▶ TASK DESCRIPTION
Copy out each line exactly; pictures stay out of the copy.

▶ DATASET EXTRACT
____________

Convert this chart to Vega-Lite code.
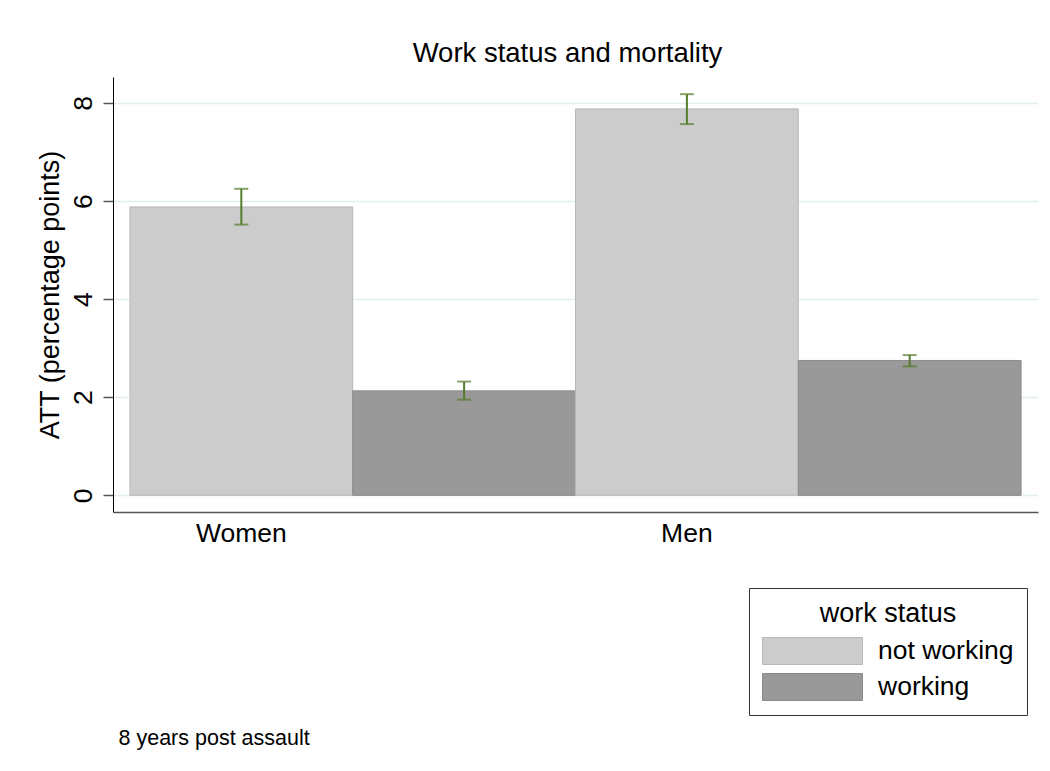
{
  "$schema": "https://vega.github.io/schema/vega-lite/v6.json",
  "width": 925,
  "height": 435,
  "autosize": {"type": "none"},
  "padding": {"left": 113, "top": 77, "right": 12, "bottom": 259},
  "background": "white",
  "config": {"font": "Liberation Sans", "view": {"stroke": null}},
  "title": {"text": "Work status and mortality", "fontSize": 27.5, "fontWeight": "normal", "color": "#000000", "anchor": "middle", "frame": "group", "baseline": "alphabetic", "offset": 15, "dy": 27, "dx": -8},
  "data": {"values": [
    {"group": "Women", "status": "not working", "att": 5.88, "lo": 5.52, "hi": 6.25},
    {"group": "Women", "status": "working", "att": 2.13, "lo": 1.95, "hi": 2.32},
    {"group": "Men", "status": "not working", "att": 7.88, "lo": 7.57, "hi": 8.18},
    {"group": "Men", "status": "working", "att": 2.75, "lo": 2.63, "hi": 2.86}
  ]},
  "encoding": {
    "x": {"field": "group", "type": "nominal", "sort": ["Women", "Men"],
      "scale": {"paddingInner": 0, "paddingOuter": 0.038},
      "axis": {"ticks": false, "labelAngle": 0, "labelFontSize": 26.5, "labelColor": "#000000", "labelOffset": -111.4, "labelPadding": 8, "labelBaseline": "top",
        "domainColor": "#555555", "domainWidth": 1.5,
        "title": "8 years post assault", "titleFontSize": 21.5, "titleFontWeight": "normal", "titleColor": "#000000", "titleAnchor": "start", "titleAlign": "left", "titleBaseline": "alphabetic", "titleX": 5, "titleY": 232}},
    "xOffset": {"field": "status", "type": "nominal", "sort": ["not working", "working"], "scale": {"paddingInner": 0, "paddingOuter": 0}}
  },
  "layer": [
    {
      "mark": {"type": "bar", "strokeWidth": 1},
      "encoding": {
        "y": {"field": "att", "type": "quantitative", "title": "ATT (percentage points)",
          "scale": {"domain": [-0.34, 8.53], "nice": false, "zero": false},
          "axis": {"values": [0, 2, 4, 6, 8], "grid": true, "gridColor": "#e3eef0", "gridWidth": 1.5, "domainColor": "#000000", "tickColor": "#555555", "tickSize": 10, "tickWidth": 1.5,
            "labelAngle": -90, "labelAlign": "center", "labelBaseline": "alphabetic", "labelFontSize": 26.5, "labelColor": "#000000", "labelPadding": 12,
            "titleFontSize": 27, "titleFontWeight": "normal", "titleColor": "#000000", "titlePadding": 6}},
        "fill": {"field": "status", "type": "nominal", "scale": {"domain": ["not working", "working"], "range": ["#cccccc", "#999999"]}, "title": "work status",
          "legend": {"orient": "none", "legendX": 636, "legendY": 511, "strokeColor": "#333333", "fillColor": "#ffffff", "padding": 13,
            "titleFontSize": 27, "titleFontWeight": "normal", "titleColor": "#000000", "titleAnchor": "middle", "titlePadding": 8,
            "labelFontSize": 26.5, "labelColor": "#000000", "labelOffset": 15, "labelBaseline": "middle",
            "symbolType": "M-1,-0.27H1V0.27H-1Z", "symbolSize": 10000, "symbolStrokeWidth": 1, "clipHeight": 30, "rowPadding": 6}},
        "stroke": {"field": "status", "type": "nominal", "scale": {"domain": ["not working", "working"], "range": ["#b8b8b8", "#8a8a8a"]}, "title": "work status"}
      }
    },
    {
      "mark": {"type": "rule", "color": "#567d2e", "strokeWidth": 2},
      "encoding": {"y": {"field": "lo", "type": "quantitative", "title": "ATT (percentage points)"}, "y2": {"field": "hi"}}
    },
    {
      "mark": {"type": "tick", "color": "#567d2e", "size": 14, "thickness": 2},
      "encoding": {"y": {"field": "hi", "type": "quantitative", "title": "ATT (percentage points)"}}
    },
    {
      "mark": {"type": "tick", "color": "#567d2e", "size": 14, "thickness": 2},
      "encoding": {"y": {"field": "lo", "type": "quantitative", "title": "ATT (percentage points)"}}
    }
  ]
}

____________

▶ TASK RESULT
Convert this chart to Vega-Lite code.
{
  "$schema": "https://vega.github.io/schema/vega-lite/v6.json",
  "width": 925,
  "height": 435,
  "autosize": {"type": "none"},
  "padding": {"left": 113, "top": 77, "right": 12, "bottom": 259},
  "background": "white",
  "config": {"font": "Liberation Sans", "view": {"stroke": null}},
  "title": {"text": "Work status and mortality", "fontSize": 27.5, "fontWeight": "normal", "color": "#000000", "anchor": "middle", "frame": "group", "baseline": "alphabetic", "offset": 15, "dy": 27, "dx": -8},
  "data": {"values": [
    {"group": "Women", "status": "not working", "att": 5.88, "lo": 5.52, "hi": 6.25},
    {"group": "Women", "status": "working", "att": 2.13, "lo": 1.95, "hi": 2.32},
    {"group": "Men", "status": "not working", "att": 7.88, "lo": 7.57, "hi": 8.18},
    {"group": "Men", "status": "working", "att": 2.75, "lo": 2.63, "hi": 2.86}
  ]},
  "encoding": {
    "x": {"field": "group", "type": "nominal", "sort": ["Women", "Men"],
      "scale": {"paddingInner": 0, "paddingOuter": 0.038},
      "axis": {"ticks": false, "labelAngle": 0, "labelFontSize": 26.5, "labelColor": "#000000", "labelOffset": -111.4, "labelPadding": 8, "labelBaseline": "top",
        "domainColor": "#555555", "domainWidth": 1.5,
        "title": "8 years post assault", "titleFontSize": 21.5, "titleFontWeight": "normal", "titleColor": "#000000", "titleAnchor": "start", "titleAlign": "left", "titleBaseline": "alphabetic", "titleX": 5, "titleY": 232}},
    "xOffset": {"field": "status", "type": "nominal", "sort": ["not working", "working"], "scale": {"paddingInner": 0, "paddingOuter": 0}}
  },
  "layer": [
    {
      "mark": {"type": "bar", "strokeWidth": 1},
      "encoding": {
        "y": {"field": "att", "type": "quantitative", "title": "ATT (percentage points)",
          "scale": {"domain": [-0.34, 8.53], "nice": false, "zero": false},
          "axis": {"values": [0, 2, 4, 6, 8], "grid": true, "gridColor": "#e3eef0", "gridWidth": 1.5, "domainColor": "#000000", "tickColor": "#555555", "tickSize": 10, "tickWidth": 1.5,
            "labelAngle": -90, "labelAlign": "center", "labelBaseline": "alphabetic", "labelFontSize": 26.5, "labelColor": "#000000", "labelPadding": 12,
            "titleFontSize": 27, "titleFontWeight": "normal", "titleColor": "#000000", "titlePadding": 6}},
        "fill": {"field": "status", "type": "nominal", "scale": {"domain": ["not working", "working"], "range": ["#cccccc", "#999999"]}, "title": "work status",
          "legend": {"orient": "none", "legendX": 636, "legendY": 511, "strokeColor": "#333333", "fillColor": "#ffffff", "padding": 13,
            "titleFontSize": 27, "titleFontWeight": "normal", "titleColor": "#000000", "titleAnchor": "middle", "titlePadding": 8,
            "labelFontSize": 26.5, "labelColor": "#000000", "labelOffset": 15, "labelBaseline": "middle",
            "symbolType": "M-1,-0.27H1V0.27H-1Z", "symbolSize": 10000, "symbolStrokeWidth": 1, "clipHeight": 30, "rowPadding": 6}},
        "stroke": {"field": "status", "type": "nominal", "scale": {"domain": ["not working", "working"], "range": ["#b8b8b8", "#8a8a8a"]}, "title": "work status"}
      }
    },
    {
      "mark": {"type": "rule", "color": "#567d2e", "strokeWidth": 2},
      "encoding": {"y": {"field": "lo", "type": "quantitative", "title": "ATT (percentage points)"}, "y2": {"field": "hi"}}
    },
    {
      "mark": {"type": "tick", "color": "#567d2e", "size": 14, "thickness": 2},
      "encoding": {"y": {"field": "hi", "type": "quantitative", "title": "ATT (percentage points)"}}
    },
    {
      "mark": {"type": "tick", "color": "#567d2e", "size": 14, "thickness": 2},
      "encoding": {"y": {"field": "lo", "type": "quantitative", "title": "ATT (percentage points)"}}
    }
  ]
}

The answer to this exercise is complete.